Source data
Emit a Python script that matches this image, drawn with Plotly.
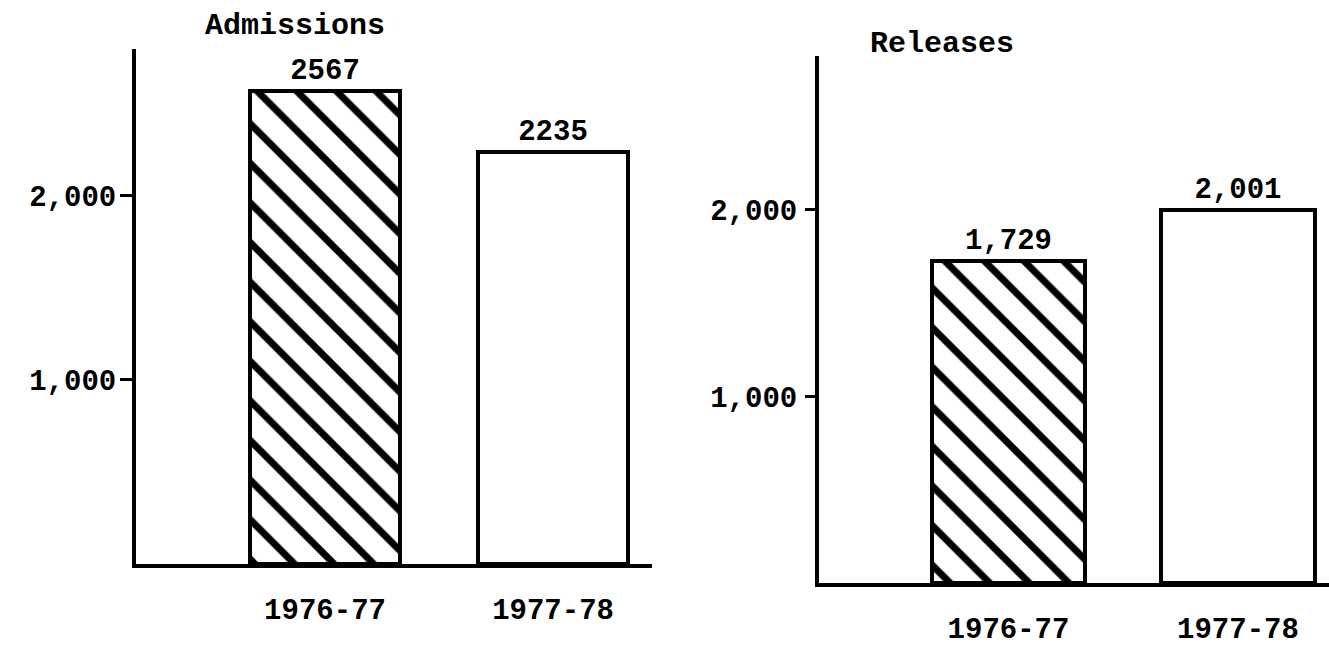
import plotly.graph_objects as go

# Figure size in pixels
W, H = 1329, 647

# Data
periods = ["1976-77", "1977-78"]
admissions = [2567, 2235]
releases = [1729, 2001]
panel_titles = ["Admissions", "Releases"]
y_tick_values = [1000, 2000]

FONT = dict(family="Liberation Mono, Courier New, monospace", size=29, color="black", weight="bold")
INK = "black"


def fx(px):
    return px / W


def fy(py):
    return 1 - py / H


fig = go.Figure()

# First period is hatched, second period is plain white
shapes = ["\\", ""]
hatch = dict(shape=shapes, fgcolor=INK, bgcolor="white", size=28, solidity=0.25, fillmode="replace")

fig.add_trace(go.Bar(
    x=periods, y=admissions, xaxis="x", yaxis="y",
    width=0.66,
    marker=dict(color="white", line=dict(color=INK, width=4), pattern=hatch),
    texttemplate="%{y:d}", textposition="outside", textfont=FONT,
    constraintext="none", cliponaxis=False, showlegend=False,
))

fig.add_trace(go.Bar(
    x=periods, y=releases, xaxis="x2", yaxis="y2",
    width=0.67,
    marker=dict(color="white", line=dict(color=INK, width=4), pattern=hatch),
    texttemplate="%{y:,d}", textposition="outside", textfont=FONT,
    constraintext="none", cliponaxis=False, showlegend=False,
))

common_x = dict(type="category", showline=True, linewidth=4, linecolor=INK,
                showgrid=False, zeroline=False, ticks="", tickfont=FONT,
                ticklabelstandoff=16, fixedrange=True)
common_y = dict(showline=True, linewidth=4, linecolor=INK, showgrid=False,
                zeroline=False, ticks="outside", tickcolor=INK, tickwidth=3,
                tickvals=y_tick_values, tickformat=",", tickfont=FONT,
                fixedrange=True)

fig.update_layout(
    width=W, height=H,
    margin=dict(l=0, r=0, t=0, b=0),
    paper_bgcolor="white", plot_bgcolor="white",
    bargap=0,
    xaxis=dict(common_x, domain=[fx(136), fx(652)], range=[-0.829, 1.434], anchor="y"),
    yaxis=dict(common_y, domain=[fy(575), fy(50)], range=[0, 2793], anchor="x",
               ticklen=12, ticklabelstandoff=-2),
    xaxis2=dict(common_x, domain=[fx(819), 1.0], range=[-0.826, 1.397], anchor="y2"),
    yaxis2=dict(common_y, domain=[fy(594), fy(57)], range=[0, 2826], anchor="x2",
                ticklen=10, ticklabelstandoff=2),
    annotations=[
        dict(text=panel_titles[0], x=fx(295), y=fy(26), xref="paper", yref="paper",
             showarrow=False, font=dict(FONT, size=30), xanchor="center", yanchor="middle"),
        dict(text=panel_titles[1], x=fx(942), y=fy(45), xref="paper", yref="paper",
             showarrow=False, font=dict(FONT, size=30), xanchor="center", yanchor="middle"),
    ],
)

fig.write_html("out.html")
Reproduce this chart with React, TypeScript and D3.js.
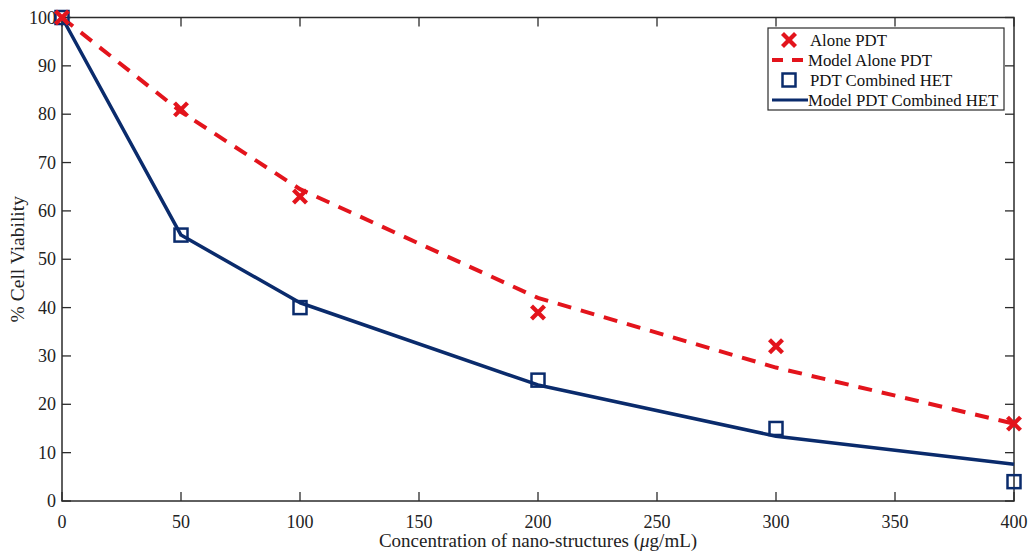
import React from 'react';
import * as d3 from 'd3';

const W = 1029;
const H = 551;
const MARGIN = { top: 17.5, right: 15, bottom: 50, left: 62 };

const conc = [0, 50, 100, 200, 300, 400];
const alonePDT = [100, 81, 63, 39, 32, 16];
const modelAlonePDT = [100, 80.5, 64.5, 42, 27.6, 16];
const combinedHET = [100, 55, 40, 25, 15, 4];
const modelCombinedHET = [100, 55, 41, 24, 13.4, 7.6];

const xTicks = [0, 50, 100, 150, 200, 250, 300, 350, 400];
const yTicks = [0, 10, 20, 30, 40, 50, 60, 70, 80, 90, 100];

const legendItems = ['Alone PDT', 'Model Alone PDT', 'PDT Combined HET', 'Model PDT Combined HET'];

const RED = '#e3141c';
const BLUE = '#0a2b6c';
const AXIS = '#2b2b2b';
const FONT = '"Liberation Serif", "Times New Roman", serif';

export default function App() {
  const innerW = W - MARGIN.left - MARGIN.right;
  const innerH = H - MARGIN.top - MARGIN.bottom;

  const x = d3.scaleLinear().domain([0, 400]).range([0, innerW]);
  const y = d3.scaleLinear().domain([0, 100]).range([innerH, 0]);

  const line = d3.line<number>()
    .x((_, i) => x(conc[i]))
    .y(d => y(d));

  const tick = 9;

  const cross = (cx: number, cy: number, key: string) => (
    <g key={key} stroke={RED} strokeWidth={4.2} strokeLinecap="butt">
      <line x1={cx - 6.5} y1={cy - 6.5} x2={cx + 6.5} y2={cy + 6.5} />
      <line x1={cx - 6.5} y1={cy + 6.5} x2={cx + 6.5} y2={cy - 6.5} />
    </g>
  );

  const square = (cx: number, cy: number, key: string) => (
    <rect key={key} x={cx - 6.5} y={cy - 6.5} width={13} height={13}
      fill="none" stroke={BLUE} strokeWidth={2.5} />
  );

  // legend box in pixel terms, relative to the plot origin
  const lgX = 768 - MARGIN.left;
  const lgY = 28 - MARGIN.top;
  const lgW = 236;
  const lgH = 82;
  const rowH = 20;

  return (
    <div style={{ position: 'absolute', left: 0, top: 0 }}>
      <svg width={W} height={H} style={{ display: 'block', background: '#fff' }} fontFamily={FONT}>
        <g transform={`translate(${MARGIN.left},${MARGIN.top})`}>
          <rect x={0} y={0} width={innerW} height={innerH} fill="none" stroke={AXIS} strokeWidth={1.5} />

          {xTicks.map(t => (
            <g key={`xt${t}`}>
              <line x1={x(t)} x2={x(t)} y1={innerH} y2={innerH - tick} stroke={AXIS} strokeWidth={1.3} />
              <line x1={x(t)} x2={x(t)} y1={0} y2={tick} stroke={AXIS} strokeWidth={1.3} />
              <text x={x(t)} y={innerH + 27} textAnchor="middle" fontSize={18} fill="#222">{t}</text>
            </g>
          ))}

          {yTicks.map(t => (
            <g key={`yt${t}`}>
              <line x1={0} x2={tick} y1={y(t)} y2={y(t)} stroke={AXIS} strokeWidth={1.3} />
              <line x1={innerW} x2={innerW - tick} y1={y(t)} y2={y(t)} stroke={AXIS} strokeWidth={1.3} />
              <text x={-6} y={y(t) + 6} textAnchor="end" fontSize={18} fill="#222">{t}</text>
            </g>
          ))}

          <path d={line(modelCombinedHET) || ''} fill="none" stroke={BLUE} strokeWidth={3.5} strokeLinejoin="round" />
          <path d={line(modelAlonePDT) || ''} fill="none" stroke={RED} strokeWidth={4}
            strokeDasharray="14,10" />

          {combinedHET.map((v, i) => square(x(conc[i]), y(v), `sq${i}`))}
          {alonePDT.map((v, i) => cross(x(conc[i]), y(v), `cx${i}`))}

          <g transform={`translate(${lgX},${lgY})`}>
            <rect x={0} y={0} width={lgW} height={lgH} fill="#fff" stroke={AXIS} strokeWidth={1.2} />
            {legendItems.map((label, i) => {
              const cy = 12 + i * rowH;
              return (
                <g key={label}>
                  {i === 0 && cross(21, cy, 'lgc')}
                  {i === 1 && (
                    <line x1={4} x2={40} y1={cy} y2={cy} stroke={RED} strokeWidth={4} strokeDasharray="11,9" />
                  )}
                  {i === 2 && square(21, cy, 'lgs')}
                  {i === 3 && (
                    <line x1={4} x2={40} y1={cy} y2={cy} stroke={BLUE} strokeWidth={3} />
                  )}
                  <text x={i === 1 || i === 3 ? 40 : 42} y={cy + 6} fontSize={16.8} fill="#111">{label}</text>
                </g>
              );
            })}
          </g>

          <text x={innerW / 2} y={innerH + 46} textAnchor="middle" fontSize={19} fill="#222">
            Concentration of nano-structures (<tspan fontStyle="italic">μ</tspan>g/mL)
          </text>
          <text transform={`translate(${-38},${innerH / 2}) rotate(-90)`} textAnchor="middle" fontSize={19.5} fill="#222">
            % Cell Viability
          </text>
        </g>
      </svg>
    </div>
  );
}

## Problem to work on
Pictures stay out: repeat exactly only the lines from the one with "Reproduce this chart" through the one with "50, left: 62".

## Solution to the exercise
Reproduce this chart with React, TypeScript and D3.js.
import React from 'react';
import * as d3 from 'd3';

const W = 1029;
const H = 551;
const MARGIN = { top: 17.5, right: 15, bottom: 50, left: 62 };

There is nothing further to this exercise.